General Teacher Preparation Policy
Minimum Standards of Performance: Ohio does not set minimum standards of performance for the categories of data that programs must report. The state does require a summary pass rate on state licensure examinations of 80 percent. This 80 percent pass-rate standard, while common among states, sets the bar quite low and is not a meaningful measure of program performance.
Program Accountability: Ohio does not articulate consequences for programs that fail to meet specific criteria. An educator preparation provider is "effective" if the overall institutional summary pass rate of completers on all required exams is at least 80 percent. "At risk of low-performing" is the pass rate that is less than 80 percent, and "low performing" is the pass rate that is less than 80 percent for more than three consecutive years. However, there are no clear, consistent consequences for receiving these ratings.

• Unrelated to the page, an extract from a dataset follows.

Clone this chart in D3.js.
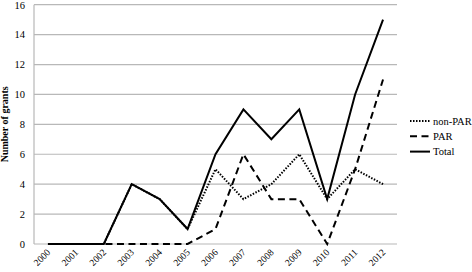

State Report Cards: Ohio publishes annual report cards showing the data the state has collected on individual teacher preparation programs. The website does not include data for alternate route programs that are not based in universities.
Program Approval Process: Ohio does not maintain full authority over teacher preparation program approval. Instead, programs are required to obtain national accreditation.

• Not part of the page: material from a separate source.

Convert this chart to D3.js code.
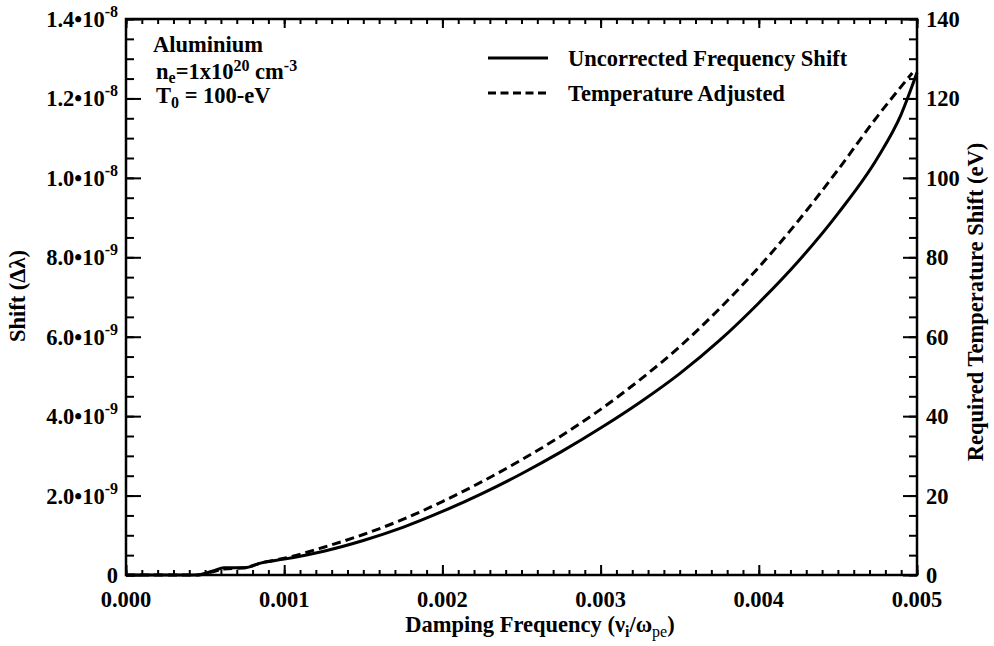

Establish a meaningful standard of performance for each category of data.
Ohio should establish precise minimum standards for teacher preparation program performance for each category of data it collects to help clarify expectations regarding program quality. The 80 percent pass rate standard is too low a bar to be meaningful.
Ensure that criteria for program approval result in greater accountability.

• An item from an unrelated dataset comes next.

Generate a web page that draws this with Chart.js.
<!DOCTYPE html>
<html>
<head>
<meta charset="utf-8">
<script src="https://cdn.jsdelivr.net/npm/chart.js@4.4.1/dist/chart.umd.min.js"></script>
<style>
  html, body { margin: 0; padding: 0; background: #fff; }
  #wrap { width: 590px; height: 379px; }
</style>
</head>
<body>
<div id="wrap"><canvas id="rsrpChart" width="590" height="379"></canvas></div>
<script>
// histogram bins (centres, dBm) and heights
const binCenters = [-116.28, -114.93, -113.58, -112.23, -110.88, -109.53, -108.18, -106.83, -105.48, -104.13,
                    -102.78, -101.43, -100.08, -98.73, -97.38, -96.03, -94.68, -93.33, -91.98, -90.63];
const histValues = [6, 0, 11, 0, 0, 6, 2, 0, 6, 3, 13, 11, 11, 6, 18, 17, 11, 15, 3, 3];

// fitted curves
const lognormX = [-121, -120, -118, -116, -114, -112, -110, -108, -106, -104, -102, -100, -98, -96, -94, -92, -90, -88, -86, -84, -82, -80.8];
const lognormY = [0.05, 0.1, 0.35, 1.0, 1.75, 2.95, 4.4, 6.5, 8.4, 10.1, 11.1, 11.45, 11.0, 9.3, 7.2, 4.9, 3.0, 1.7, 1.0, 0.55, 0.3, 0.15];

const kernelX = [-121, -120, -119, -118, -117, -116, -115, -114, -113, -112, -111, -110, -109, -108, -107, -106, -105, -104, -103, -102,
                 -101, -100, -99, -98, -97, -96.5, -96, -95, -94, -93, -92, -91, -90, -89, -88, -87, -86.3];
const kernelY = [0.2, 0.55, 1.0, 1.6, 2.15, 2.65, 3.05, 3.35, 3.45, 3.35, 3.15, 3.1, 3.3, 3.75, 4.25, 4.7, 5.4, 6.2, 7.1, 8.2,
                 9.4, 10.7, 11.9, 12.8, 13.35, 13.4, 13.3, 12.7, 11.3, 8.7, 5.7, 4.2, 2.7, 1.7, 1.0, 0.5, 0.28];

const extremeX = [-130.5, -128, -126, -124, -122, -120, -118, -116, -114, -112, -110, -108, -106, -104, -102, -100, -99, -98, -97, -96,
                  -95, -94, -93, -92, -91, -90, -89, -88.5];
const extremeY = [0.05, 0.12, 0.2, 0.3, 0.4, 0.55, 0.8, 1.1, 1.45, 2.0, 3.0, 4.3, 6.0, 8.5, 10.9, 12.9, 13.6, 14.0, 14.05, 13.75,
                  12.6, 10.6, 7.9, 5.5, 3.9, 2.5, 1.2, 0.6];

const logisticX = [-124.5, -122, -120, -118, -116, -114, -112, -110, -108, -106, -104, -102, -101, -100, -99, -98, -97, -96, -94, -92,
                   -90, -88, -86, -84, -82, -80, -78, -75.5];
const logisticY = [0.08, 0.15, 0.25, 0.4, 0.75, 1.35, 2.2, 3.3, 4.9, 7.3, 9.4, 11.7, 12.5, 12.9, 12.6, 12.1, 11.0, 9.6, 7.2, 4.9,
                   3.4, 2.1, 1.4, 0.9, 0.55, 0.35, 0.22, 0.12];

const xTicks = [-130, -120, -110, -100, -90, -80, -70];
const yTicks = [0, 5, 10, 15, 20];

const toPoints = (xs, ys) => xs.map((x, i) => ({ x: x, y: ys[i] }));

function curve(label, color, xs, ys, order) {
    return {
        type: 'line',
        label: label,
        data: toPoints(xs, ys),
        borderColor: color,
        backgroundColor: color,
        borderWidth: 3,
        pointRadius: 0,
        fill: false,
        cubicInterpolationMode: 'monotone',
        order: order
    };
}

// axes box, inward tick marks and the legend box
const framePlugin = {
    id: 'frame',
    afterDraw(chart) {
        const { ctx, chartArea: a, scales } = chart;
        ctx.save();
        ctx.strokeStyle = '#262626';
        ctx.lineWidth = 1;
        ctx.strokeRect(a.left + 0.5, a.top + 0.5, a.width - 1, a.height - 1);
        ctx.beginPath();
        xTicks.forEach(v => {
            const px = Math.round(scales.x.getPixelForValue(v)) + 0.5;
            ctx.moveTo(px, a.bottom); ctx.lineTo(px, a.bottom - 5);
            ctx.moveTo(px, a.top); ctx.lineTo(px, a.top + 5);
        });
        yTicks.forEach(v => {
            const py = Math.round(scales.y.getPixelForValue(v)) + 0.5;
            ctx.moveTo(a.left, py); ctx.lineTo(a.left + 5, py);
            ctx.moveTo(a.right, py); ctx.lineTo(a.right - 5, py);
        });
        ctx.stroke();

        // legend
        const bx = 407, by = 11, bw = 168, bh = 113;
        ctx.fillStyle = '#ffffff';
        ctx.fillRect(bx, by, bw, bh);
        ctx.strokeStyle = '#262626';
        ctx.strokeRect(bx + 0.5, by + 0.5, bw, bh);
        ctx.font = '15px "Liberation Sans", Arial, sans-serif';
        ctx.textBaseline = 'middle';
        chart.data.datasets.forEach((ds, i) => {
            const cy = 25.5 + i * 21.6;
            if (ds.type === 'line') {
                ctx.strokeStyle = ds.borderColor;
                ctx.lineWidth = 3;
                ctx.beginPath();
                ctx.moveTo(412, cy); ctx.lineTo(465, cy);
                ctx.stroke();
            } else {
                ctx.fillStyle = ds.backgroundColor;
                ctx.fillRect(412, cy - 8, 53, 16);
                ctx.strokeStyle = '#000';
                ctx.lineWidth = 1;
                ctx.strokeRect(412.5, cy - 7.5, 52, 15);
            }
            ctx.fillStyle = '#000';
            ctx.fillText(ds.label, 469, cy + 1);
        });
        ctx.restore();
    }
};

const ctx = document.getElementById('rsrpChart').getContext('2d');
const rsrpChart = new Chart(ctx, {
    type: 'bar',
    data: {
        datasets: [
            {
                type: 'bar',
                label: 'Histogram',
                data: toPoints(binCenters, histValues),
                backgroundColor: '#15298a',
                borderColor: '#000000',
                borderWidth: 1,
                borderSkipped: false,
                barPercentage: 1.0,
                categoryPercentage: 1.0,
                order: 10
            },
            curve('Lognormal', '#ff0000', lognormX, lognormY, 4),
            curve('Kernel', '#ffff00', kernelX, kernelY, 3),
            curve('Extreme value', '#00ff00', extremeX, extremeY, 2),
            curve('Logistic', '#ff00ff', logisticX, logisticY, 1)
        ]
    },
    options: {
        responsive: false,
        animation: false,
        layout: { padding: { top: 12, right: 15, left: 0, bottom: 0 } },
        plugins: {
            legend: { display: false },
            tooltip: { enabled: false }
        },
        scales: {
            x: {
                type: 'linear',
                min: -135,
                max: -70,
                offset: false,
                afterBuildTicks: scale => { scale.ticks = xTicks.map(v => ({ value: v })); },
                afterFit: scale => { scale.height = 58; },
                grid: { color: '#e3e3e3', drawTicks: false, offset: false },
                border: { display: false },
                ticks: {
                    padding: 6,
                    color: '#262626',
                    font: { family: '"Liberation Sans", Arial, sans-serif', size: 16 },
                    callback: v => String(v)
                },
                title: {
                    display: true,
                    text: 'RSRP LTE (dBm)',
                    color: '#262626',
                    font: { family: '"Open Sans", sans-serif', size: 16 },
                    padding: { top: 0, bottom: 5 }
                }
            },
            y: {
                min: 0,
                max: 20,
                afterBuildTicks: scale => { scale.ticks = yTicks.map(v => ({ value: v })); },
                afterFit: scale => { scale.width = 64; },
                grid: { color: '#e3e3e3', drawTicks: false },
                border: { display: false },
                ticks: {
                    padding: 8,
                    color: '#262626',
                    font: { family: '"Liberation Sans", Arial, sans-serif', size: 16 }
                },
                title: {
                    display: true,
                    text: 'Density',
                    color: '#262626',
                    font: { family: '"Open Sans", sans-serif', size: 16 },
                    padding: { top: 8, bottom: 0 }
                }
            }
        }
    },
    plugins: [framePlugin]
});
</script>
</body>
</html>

Ohio should ensure that programs are held accountable for meeting minimum standards of performance, and that the state's accountability system is sufficient to differentiate performance among programs, including alternate route programs. The state should establish clear follow-up actions for programs failing to meet these standards, including remediation or loss of program approval as appropriate. For programs exceeding minimum standards, Ohio should consider finding effective ways to disseminate best practices.
Maintain full authority over the process for approving teacher preparation programs.
Ohio should not cede its approval authority to another accrediting body; instead, the state should ensure that it is the entity that directly considers the evidence of program performance and makes the final determination of whether programs should continue to be authorized to prepare teachers.
Ohio provided NCTQ with the facts necessary for this analysis.
The state also clarified that in its program approval process, Specialized Professional Associations are not required but CAEP is. Ohio added that CAEP requires data regarding graduate performance.
1D: Program Reporting Requirements
The state should examine a number of factors when measuring the performance of and approving teacher preparation programs.[1] Although the quality of both the subject-matter preparation and professional sequence is crucial, there are also additional measures that can provide the state and the public with meaningful, readily understandable indicators of how well programs are doing when it comes to preparing teachers to be successful in the classroom.[2]
States have made great strides in building data systems with the capacity to provide evidence of teacher performance.[3] These same data systems can be used to link teacher effectiveness to the teacher preparation programs from which they came. States should make such data, as well as other objective measures that go beyond licensure test pass rates, central components of their teacher preparation program approval processes, and they should establish precise standards for performance that are more useful for accountability purposes.[4]
National accrediting bodies, such as CAEP, are raising the bar, but are no substitute for states' own policy. A number of states now have somewhat more rigorous academic standards for admission by virtue of requiring that programs meet CAEP's accreditation standards. However, whether CAEP will uniformly uphold its standards (especially as they have already backtracked on the GPA requirement) and deny accreditation to programs that fall short of these admission requirements remains to be seen.[5] Clear state policy would eliminate this uncertainty and send an unequivocal message to programs about the state's expectations.[6]